■ **TO DO**
Reproduce the listing below character for character; drop every image.

■ **DATA**
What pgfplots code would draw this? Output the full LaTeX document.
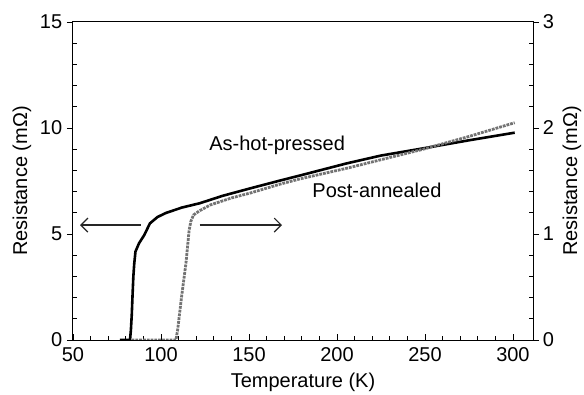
\documentclass[border=0pt]{standalone}
\usepackage{pgfplots}
\pgfplotsset{compat=1.18}
\usepackage{fontspec}
\setmainfont{Liberation Sans}
\usetikzlibrary{arrows.meta}
\newcommand{\ff}{\fontsize{20bp}{23bp}\selectfont}
\begin{document}
\ff
\begin{tikzpicture}
\useasboundingbox (-73bp,-55bp) rectangle (511bp,340bp);
\begin{axis}[
  at={(0,0)}, anchor=south west,
  width=460bp, height=318bp, scale only axis,
  xmin=50, xmax=311.4, ymin=0, ymax=15,
  xtick={50,100,150,200,250,300}, minor x tick num=4,
  ytick={0,5,10,15}, minor y tick num=4,
  xtick pos=bottom, ytick pos=left,
  tick align=inside,
  major tick length=6bp, minor tick length=4bp,
  major y tick style={xshift=-6bp},
  tick style={black, line width=0.8bp},
  axis line style={line width=1bp},
  /pgf/number format/assume math mode=true,
  tick label style={font=\ff},
  label style={font=\ff},
  yticklabel style={xshift=-4bp},
  xticklabel style={yshift=-1bp},
  xlabel={Temperature (K)},
  ylabel={Resistance (mΩ)},
  xlabel style={at={(axis description cs:0.5,0)}, anchor=center, yshift=-42bp},
  ylabel style={at={(axis description cs:0,0.5)}, anchor=center, yshift=51bp},
]
\addplot[black, line width=2.6bp] coordinates {
 (76.7,0) (82.4,0) (82.9,0.47) (83.4,1.2) (83.8,2.04) (84.3,3.0) (84.8,3.6)
 (85.5,4.17) (87.5,4.56) (90.5,4.95) (93.7,5.5) (98,5.8) (103,6.0) (112,6.25)
 (122,6.45) (135,6.8) (150.6,7.15) (167.6,7.52) (179,7.76) (205.5,8.33)
 (225,8.7) (249,9.04) (275,9.42) (301,9.78)
};
\node[font=\ff] at (axis cs:166,9.2) {As-hot-pressed};
\node[font=\ff] at (axis cs:222.7,7.07) {Post-annealed};
\draw[-{Straight Barb[length=7bp,width=14bp]}, line width=1.2bp, black!85] (axis cs:88.5,5.42) -- (axis cs:54,5.42);
\draw[-{Straight Barb[length=7bp,width=14bp]}, line width=1.2bp, black!85] (axis cs:122,5.42) -- (axis cs:168.8,5.42);
\end{axis}
\begin{axis}[
  at={(0,0)}, anchor=south west,
  width=460bp, height=318bp, scale only axis,
  xmin=50, xmax=311.4, ymin=0, ymax=3,
  axis x line=none, axis y line*=right,
  ytick={0,1,2,3}, minor y tick num=4,
  tick align=inside,
  major tick length=6bp, minor tick length=4bp,
  major y tick style={xshift=6bp},
  tick style={black, line width=0.8bp},
  axis line style={line width=1bp},
  /pgf/number format/assume math mode=true,
  tick label style={font=\ff},
  label style={font=\ff},
  yticklabel style={xshift=3bp},
  ylabel={Resistance (mΩ)},
  ylabel style={at={(axis description cs:1,0.5)}, anchor=center, yshift=-39bp},
]
\addplot[black!55, densely dotted, line width=2.8bp] coordinates {
 (83.3,0) (108.5,0) (109.5,0.1) (111.7,0.408) (114.2,0.726) (116,1.038)
 (117,1.12) (118.5,1.18) (122,1.22) (128,1.274) (140,1.34) (150.6,1.386)
 (167.6,1.47) (179,1.52) (205.5,1.62) (249,1.80) (275,1.92) (301,2.05)
};
\end{axis}
\end{tikzpicture}
\end{document}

■ **CORRECT RESULT**
What pgfplots code would draw this? Output the full LaTeX document.
\documentclass[border=0pt]{standalone}
\usepackage{pgfplots}
\pgfplotsset{compat=1.18}
\usepackage{fontspec}
\setmainfont{Liberation Sans}
\usetikzlibrary{arrows.meta}
\newcommand{\ff}{\fontsize{20bp}{23bp}\selectfont}
\begin{document}
\ff
\begin{tikzpicture}
\useasboundingbox (-73bp,-55bp) rectangle (511bp,340bp);
\begin{axis}[
  at={(0,0)}, anchor=south west,
  width=460bp, height=318bp, scale only axis,
  xmin=50, xmax=311.4, ymin=0, ymax=15,
  xtick={50,100,150,200,250,300}, minor x tick num=4,
  ytick={0,5,10,15}, minor y tick num=4,
  xtick pos=bottom, ytick pos=left,
  tick align=inside,
  major tick length=6bp, minor tick length=4bp,
  major y tick style={xshift=-6bp},
  tick style={black, line width=0.8bp},
  axis line style={line width=1bp},
  /pgf/number format/assume math mode=true,
  tick label style={font=\ff},
  label style={font=\ff},
  yticklabel style={xshift=-4bp},
  xticklabel style={yshift=-1bp},
  xlabel={Temperature (K)},
  ylabel={Resistance (mΩ)},
  xlabel style={at={(axis description cs:0.5,0)}, anchor=center, yshift=-42bp},
  ylabel style={at={(axis description cs:0,0.5)}, anchor=center, yshift=51bp},
]
\addplot[black, line width=2.6bp] coordinates {
 (76.7,0) (82.4,0) (82.9,0.47) (83.4,1.2) (83.8,2.04) (84.3,3.0) (84.8,3.6)
 (85.5,4.17) (87.5,4.56) (90.5,4.95) (93.7,5.5) (98,5.8) (103,6.0) (112,6.25)
 (122,6.45) (135,6.8) (150.6,7.15) (167.6,7.52) (179,7.76) (205.5,8.33)
 (225,8.7) (249,9.04) (275,9.42) (301,9.78)
};
\node[font=\ff] at (axis cs:166,9.2) {As-hot-pressed};
\node[font=\ff] at (axis cs:222.7,7.07) {Post-annealed};
\draw[-{Straight Barb[length=7bp,width=14bp]}, line width=1.2bp, black!85] (axis cs:88.5,5.42) -- (axis cs:54,5.42);
\draw[-{Straight Barb[length=7bp,width=14bp]}, line width=1.2bp, black!85] (axis cs:122,5.42) -- (axis cs:168.8,5.42);
\end{axis}
\begin{axis}[
  at={(0,0)}, anchor=south west,
  width=460bp, height=318bp, scale only axis,
  xmin=50, xmax=311.4, ymin=0, ymax=3,
  axis x line=none, axis y line*=right,
  ytick={0,1,2,3}, minor y tick num=4,
  tick align=inside,
  major tick length=6bp, minor tick length=4bp,
  major y tick style={xshift=6bp},
  tick style={black, line width=0.8bp},
  axis line style={line width=1bp},
  /pgf/number format/assume math mode=true,
  tick label style={font=\ff},
  label style={font=\ff},
  yticklabel style={xshift=3bp},
  ylabel={Resistance (mΩ)},
  ylabel style={at={(axis description cs:1,0.5)}, anchor=center, yshift=-39bp},
]
\addplot[black!55, densely dotted, line width=2.8bp] coordinates {
 (83.3,0) (108.5,0) (109.5,0.1) (111.7,0.408) (114.2,0.726) (116,1.038)
 (117,1.12) (118.5,1.18) (122,1.22) (128,1.274) (140,1.34) (150.6,1.386)
 (167.6,1.47) (179,1.52) (205.5,1.62) (249,1.80) (275,1.92) (301,2.05)
};
\end{axis}
\end{tikzpicture}
\end{document}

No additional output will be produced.